• [WHAT YOU NEED TO DO] Retype the listing below line for line, but only from the line with "Clone this chart in Plotly." down to the line with "import plotly.graph_objects as go", inclusive. Pictures stay out.

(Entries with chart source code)
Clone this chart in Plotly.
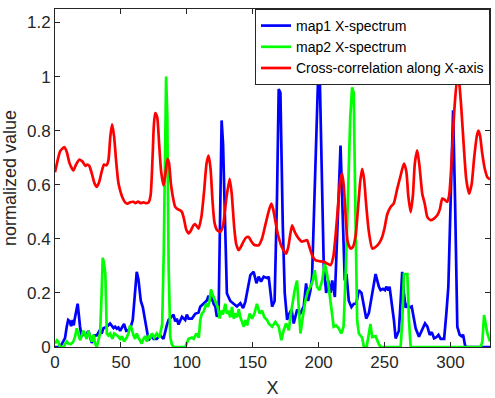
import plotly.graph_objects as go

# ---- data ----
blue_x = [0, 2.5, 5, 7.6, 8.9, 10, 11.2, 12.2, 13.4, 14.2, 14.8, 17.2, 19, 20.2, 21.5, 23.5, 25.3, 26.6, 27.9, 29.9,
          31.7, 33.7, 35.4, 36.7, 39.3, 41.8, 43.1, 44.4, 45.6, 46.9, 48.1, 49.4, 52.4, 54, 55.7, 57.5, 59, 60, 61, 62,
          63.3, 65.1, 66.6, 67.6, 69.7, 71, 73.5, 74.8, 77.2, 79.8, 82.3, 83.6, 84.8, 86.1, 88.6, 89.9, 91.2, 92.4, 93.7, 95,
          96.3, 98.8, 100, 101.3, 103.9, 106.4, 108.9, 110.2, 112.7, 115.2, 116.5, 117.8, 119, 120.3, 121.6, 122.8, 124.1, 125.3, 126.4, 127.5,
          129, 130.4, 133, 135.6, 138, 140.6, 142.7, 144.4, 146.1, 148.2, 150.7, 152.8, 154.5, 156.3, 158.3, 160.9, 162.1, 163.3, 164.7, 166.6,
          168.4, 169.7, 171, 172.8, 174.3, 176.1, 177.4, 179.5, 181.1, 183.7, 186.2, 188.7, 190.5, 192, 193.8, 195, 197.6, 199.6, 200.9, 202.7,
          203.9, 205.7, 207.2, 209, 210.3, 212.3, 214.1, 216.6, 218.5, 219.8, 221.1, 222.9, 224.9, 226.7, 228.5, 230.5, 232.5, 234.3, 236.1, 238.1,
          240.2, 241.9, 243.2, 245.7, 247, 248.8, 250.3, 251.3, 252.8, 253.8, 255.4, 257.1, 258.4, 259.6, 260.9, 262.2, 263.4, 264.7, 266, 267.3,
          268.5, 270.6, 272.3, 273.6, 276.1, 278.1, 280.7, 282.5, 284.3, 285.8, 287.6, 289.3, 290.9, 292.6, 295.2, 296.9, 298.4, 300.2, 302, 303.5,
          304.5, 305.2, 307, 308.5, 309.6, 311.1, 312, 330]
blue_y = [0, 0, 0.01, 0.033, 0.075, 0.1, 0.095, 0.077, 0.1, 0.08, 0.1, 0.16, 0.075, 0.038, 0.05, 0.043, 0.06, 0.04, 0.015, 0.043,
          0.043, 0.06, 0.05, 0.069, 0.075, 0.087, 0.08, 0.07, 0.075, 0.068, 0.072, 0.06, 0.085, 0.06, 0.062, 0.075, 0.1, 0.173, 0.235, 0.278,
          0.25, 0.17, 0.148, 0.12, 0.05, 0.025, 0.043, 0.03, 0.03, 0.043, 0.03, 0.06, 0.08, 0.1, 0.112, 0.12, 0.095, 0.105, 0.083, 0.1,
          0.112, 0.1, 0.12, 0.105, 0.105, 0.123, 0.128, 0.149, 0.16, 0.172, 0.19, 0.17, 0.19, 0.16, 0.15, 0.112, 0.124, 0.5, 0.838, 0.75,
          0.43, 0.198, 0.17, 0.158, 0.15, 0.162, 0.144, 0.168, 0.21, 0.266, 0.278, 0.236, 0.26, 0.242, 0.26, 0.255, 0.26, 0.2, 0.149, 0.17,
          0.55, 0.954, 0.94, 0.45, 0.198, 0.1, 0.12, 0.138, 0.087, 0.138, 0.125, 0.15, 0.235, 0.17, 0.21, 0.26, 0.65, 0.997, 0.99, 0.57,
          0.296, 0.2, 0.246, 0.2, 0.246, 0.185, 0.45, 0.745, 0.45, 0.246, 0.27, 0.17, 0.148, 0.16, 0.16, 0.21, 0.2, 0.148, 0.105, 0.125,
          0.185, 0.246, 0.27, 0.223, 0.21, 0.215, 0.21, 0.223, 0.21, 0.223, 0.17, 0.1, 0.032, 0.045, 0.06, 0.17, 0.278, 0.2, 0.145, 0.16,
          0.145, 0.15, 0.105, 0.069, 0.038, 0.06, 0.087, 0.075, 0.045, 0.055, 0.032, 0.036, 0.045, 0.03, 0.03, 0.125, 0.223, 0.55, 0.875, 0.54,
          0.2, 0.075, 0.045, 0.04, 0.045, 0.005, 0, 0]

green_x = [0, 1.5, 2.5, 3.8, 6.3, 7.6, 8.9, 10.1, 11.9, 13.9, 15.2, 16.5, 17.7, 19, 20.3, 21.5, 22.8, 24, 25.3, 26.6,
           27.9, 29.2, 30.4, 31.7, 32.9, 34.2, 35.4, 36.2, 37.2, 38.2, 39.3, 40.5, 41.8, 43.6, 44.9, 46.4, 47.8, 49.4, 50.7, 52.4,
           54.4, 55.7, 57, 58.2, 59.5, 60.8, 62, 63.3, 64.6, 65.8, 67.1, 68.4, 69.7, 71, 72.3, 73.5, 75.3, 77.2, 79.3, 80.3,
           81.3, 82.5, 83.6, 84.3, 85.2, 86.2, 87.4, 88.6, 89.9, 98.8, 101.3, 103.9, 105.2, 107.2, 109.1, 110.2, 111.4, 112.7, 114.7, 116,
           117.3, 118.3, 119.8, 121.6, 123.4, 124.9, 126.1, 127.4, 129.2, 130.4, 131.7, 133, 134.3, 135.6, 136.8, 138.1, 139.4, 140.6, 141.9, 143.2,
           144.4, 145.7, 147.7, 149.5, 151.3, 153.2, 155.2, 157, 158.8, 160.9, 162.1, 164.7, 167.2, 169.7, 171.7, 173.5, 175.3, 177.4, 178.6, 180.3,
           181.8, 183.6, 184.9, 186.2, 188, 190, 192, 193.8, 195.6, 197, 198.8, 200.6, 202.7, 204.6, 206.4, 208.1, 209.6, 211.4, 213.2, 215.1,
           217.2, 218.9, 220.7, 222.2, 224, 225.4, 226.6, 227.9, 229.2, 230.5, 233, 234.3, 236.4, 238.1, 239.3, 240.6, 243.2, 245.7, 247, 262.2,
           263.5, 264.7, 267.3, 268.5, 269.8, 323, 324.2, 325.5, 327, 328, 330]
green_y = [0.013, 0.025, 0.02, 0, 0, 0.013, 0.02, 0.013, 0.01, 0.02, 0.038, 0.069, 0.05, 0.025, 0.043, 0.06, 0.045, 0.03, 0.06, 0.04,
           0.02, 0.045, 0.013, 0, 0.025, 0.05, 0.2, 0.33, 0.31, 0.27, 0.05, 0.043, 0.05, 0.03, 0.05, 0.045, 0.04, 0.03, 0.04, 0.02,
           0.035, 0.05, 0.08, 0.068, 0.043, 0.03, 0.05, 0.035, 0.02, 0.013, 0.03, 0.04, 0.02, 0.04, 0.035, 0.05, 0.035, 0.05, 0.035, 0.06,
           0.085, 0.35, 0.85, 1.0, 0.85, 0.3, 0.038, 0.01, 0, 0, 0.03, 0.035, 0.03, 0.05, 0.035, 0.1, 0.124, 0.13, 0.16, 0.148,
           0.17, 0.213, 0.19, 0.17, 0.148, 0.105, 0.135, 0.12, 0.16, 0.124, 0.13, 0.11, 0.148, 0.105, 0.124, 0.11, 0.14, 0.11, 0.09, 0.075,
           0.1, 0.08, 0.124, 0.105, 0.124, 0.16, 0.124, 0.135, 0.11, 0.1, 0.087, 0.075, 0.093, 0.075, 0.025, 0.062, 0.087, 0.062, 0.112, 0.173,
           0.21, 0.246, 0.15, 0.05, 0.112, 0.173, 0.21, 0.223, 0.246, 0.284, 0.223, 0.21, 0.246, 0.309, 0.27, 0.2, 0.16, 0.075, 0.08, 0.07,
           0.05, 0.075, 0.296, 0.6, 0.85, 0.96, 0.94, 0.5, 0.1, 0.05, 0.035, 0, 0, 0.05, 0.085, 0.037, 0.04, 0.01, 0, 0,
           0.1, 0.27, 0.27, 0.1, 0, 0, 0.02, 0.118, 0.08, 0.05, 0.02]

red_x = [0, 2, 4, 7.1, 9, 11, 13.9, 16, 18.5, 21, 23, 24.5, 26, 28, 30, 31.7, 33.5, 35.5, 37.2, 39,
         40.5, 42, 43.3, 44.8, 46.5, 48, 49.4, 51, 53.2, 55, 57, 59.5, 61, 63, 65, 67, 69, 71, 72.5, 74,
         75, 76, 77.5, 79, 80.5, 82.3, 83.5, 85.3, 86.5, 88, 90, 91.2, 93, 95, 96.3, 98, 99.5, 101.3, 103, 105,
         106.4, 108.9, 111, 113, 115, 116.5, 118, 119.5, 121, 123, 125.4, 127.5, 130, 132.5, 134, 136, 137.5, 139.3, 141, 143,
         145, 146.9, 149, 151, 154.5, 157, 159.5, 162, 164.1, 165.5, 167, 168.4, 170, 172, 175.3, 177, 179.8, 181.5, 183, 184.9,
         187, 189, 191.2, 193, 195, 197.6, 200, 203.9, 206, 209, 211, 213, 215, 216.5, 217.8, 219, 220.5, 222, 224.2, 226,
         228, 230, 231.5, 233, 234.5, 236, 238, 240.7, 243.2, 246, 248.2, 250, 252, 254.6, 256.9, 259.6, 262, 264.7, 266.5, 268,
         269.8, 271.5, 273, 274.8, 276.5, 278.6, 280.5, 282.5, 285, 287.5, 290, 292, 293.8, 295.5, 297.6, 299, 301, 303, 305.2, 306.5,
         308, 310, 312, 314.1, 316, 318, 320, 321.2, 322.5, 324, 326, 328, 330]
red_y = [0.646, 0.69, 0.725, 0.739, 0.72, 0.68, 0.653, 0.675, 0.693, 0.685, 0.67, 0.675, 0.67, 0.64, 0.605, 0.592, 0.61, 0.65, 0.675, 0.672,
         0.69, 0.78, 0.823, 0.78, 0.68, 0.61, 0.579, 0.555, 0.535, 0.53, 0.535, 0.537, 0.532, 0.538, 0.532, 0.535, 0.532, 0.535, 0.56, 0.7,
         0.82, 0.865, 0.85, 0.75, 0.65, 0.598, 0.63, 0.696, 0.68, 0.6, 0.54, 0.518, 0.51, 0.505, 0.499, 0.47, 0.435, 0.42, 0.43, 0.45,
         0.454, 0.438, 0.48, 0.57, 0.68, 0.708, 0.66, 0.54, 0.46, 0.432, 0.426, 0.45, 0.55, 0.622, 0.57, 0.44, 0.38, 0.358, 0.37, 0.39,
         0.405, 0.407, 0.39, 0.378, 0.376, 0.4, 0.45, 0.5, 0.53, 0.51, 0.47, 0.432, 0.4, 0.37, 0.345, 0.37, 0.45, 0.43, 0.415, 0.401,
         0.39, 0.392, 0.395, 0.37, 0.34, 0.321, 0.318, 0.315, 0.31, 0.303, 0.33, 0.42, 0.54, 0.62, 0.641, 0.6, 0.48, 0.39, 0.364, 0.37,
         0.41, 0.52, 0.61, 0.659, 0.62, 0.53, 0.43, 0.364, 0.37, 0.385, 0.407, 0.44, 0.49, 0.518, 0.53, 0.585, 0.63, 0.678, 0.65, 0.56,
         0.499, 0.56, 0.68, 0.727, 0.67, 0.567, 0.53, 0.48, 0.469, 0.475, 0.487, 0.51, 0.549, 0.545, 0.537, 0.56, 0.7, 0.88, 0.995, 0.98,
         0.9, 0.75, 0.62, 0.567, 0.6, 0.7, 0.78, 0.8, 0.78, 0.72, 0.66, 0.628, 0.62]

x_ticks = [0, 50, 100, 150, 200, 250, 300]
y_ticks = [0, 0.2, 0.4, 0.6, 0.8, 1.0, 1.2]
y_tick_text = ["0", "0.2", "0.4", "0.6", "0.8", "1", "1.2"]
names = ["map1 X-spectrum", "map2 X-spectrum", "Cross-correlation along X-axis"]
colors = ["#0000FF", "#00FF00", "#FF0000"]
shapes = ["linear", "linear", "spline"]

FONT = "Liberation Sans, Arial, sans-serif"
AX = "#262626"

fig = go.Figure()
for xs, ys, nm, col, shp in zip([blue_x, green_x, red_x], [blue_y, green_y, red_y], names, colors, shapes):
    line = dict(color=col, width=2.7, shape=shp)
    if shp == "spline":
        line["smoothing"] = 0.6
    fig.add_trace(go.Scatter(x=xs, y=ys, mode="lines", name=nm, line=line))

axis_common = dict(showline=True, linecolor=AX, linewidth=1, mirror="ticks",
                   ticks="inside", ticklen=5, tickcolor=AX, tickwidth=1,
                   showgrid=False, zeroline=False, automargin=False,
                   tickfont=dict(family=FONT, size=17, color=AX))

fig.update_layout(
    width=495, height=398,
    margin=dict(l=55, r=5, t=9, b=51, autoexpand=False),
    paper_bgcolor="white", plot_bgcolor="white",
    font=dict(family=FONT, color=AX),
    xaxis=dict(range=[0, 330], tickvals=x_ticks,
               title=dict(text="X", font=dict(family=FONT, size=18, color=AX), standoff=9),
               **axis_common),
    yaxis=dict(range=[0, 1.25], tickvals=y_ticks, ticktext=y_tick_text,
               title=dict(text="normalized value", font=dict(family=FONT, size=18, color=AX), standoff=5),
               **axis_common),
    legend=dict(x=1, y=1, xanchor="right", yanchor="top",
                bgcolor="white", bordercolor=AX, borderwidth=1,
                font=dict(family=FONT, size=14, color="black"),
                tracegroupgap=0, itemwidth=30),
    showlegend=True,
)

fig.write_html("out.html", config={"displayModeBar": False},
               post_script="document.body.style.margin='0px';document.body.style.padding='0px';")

==

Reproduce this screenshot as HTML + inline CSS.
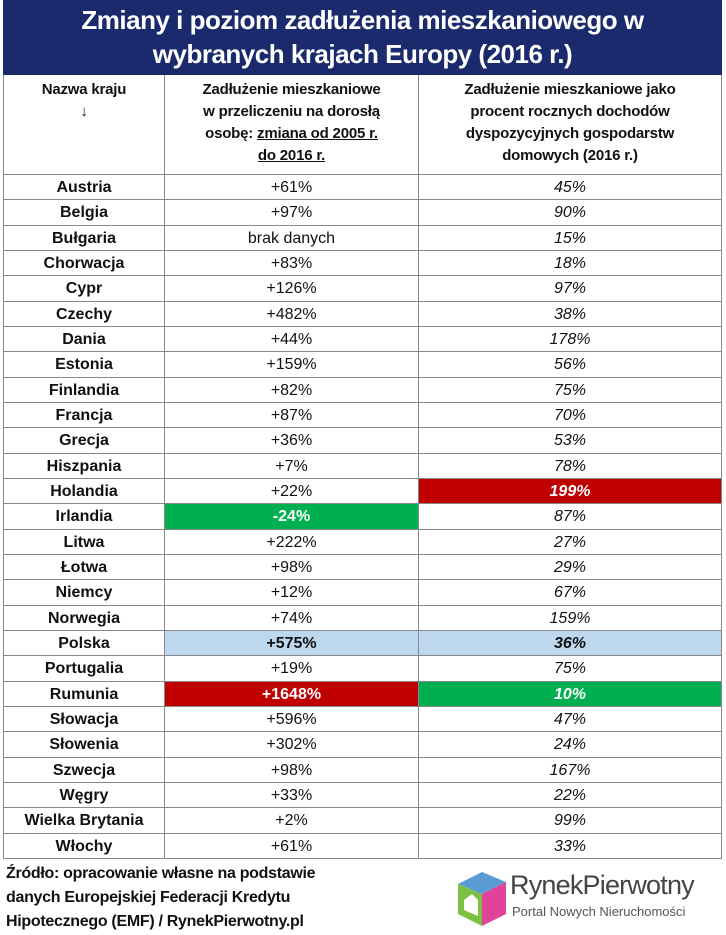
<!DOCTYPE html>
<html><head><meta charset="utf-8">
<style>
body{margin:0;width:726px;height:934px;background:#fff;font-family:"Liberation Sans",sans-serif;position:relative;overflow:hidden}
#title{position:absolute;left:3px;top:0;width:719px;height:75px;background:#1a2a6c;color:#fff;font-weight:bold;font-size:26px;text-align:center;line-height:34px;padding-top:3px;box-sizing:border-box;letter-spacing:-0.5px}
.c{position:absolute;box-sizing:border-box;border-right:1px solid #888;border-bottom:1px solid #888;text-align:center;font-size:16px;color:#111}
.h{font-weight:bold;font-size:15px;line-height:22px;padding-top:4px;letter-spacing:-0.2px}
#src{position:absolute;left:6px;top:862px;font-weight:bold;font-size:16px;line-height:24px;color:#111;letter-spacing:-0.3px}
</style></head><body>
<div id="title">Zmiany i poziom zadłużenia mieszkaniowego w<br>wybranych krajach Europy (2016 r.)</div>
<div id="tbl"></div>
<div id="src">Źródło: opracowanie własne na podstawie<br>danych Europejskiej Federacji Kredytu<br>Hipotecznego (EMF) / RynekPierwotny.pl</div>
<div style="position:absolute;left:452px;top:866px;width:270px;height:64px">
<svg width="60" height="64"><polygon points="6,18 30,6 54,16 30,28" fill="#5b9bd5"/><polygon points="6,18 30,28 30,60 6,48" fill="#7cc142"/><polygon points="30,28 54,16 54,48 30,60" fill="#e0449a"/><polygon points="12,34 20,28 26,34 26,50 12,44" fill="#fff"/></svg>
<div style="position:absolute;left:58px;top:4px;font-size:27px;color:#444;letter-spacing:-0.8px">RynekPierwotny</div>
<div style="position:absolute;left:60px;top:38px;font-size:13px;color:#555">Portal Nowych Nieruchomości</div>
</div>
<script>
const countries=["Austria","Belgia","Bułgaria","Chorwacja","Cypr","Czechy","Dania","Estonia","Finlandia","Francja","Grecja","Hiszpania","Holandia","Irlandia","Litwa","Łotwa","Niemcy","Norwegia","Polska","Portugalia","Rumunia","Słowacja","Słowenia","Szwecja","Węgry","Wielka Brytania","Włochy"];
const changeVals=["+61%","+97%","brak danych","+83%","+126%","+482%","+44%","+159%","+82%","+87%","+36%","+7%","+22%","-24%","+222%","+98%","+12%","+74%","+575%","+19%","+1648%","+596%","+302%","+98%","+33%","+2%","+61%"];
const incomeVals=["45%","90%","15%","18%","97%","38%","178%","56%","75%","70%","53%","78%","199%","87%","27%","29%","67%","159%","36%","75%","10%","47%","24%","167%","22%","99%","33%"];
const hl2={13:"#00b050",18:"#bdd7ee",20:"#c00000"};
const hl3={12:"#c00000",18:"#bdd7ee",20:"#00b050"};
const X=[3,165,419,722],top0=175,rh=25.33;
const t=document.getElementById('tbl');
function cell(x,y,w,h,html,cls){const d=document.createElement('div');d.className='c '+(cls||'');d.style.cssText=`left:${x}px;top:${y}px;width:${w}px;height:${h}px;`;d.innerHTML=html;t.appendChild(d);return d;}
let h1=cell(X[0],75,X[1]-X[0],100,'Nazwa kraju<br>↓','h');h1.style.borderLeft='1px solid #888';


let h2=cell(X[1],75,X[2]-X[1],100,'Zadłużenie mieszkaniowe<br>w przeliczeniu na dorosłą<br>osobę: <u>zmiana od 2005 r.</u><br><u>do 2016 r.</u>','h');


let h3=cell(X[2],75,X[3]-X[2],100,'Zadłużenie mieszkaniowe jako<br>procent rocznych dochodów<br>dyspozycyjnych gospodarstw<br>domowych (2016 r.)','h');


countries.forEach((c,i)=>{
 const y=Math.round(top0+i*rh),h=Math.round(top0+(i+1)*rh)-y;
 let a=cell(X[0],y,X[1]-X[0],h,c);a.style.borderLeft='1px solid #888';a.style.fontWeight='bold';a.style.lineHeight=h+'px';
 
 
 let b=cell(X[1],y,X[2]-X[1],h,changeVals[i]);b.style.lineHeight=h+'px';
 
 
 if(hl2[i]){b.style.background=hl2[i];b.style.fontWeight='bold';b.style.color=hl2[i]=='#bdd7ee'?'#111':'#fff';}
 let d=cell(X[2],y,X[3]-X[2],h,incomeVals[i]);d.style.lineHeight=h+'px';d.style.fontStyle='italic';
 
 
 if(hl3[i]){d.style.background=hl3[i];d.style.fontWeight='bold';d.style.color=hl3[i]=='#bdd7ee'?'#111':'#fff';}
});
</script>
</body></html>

• [RESULT FOR THIS TASK]
Clone this chart in Plotly.
import plotly.graph_objects as go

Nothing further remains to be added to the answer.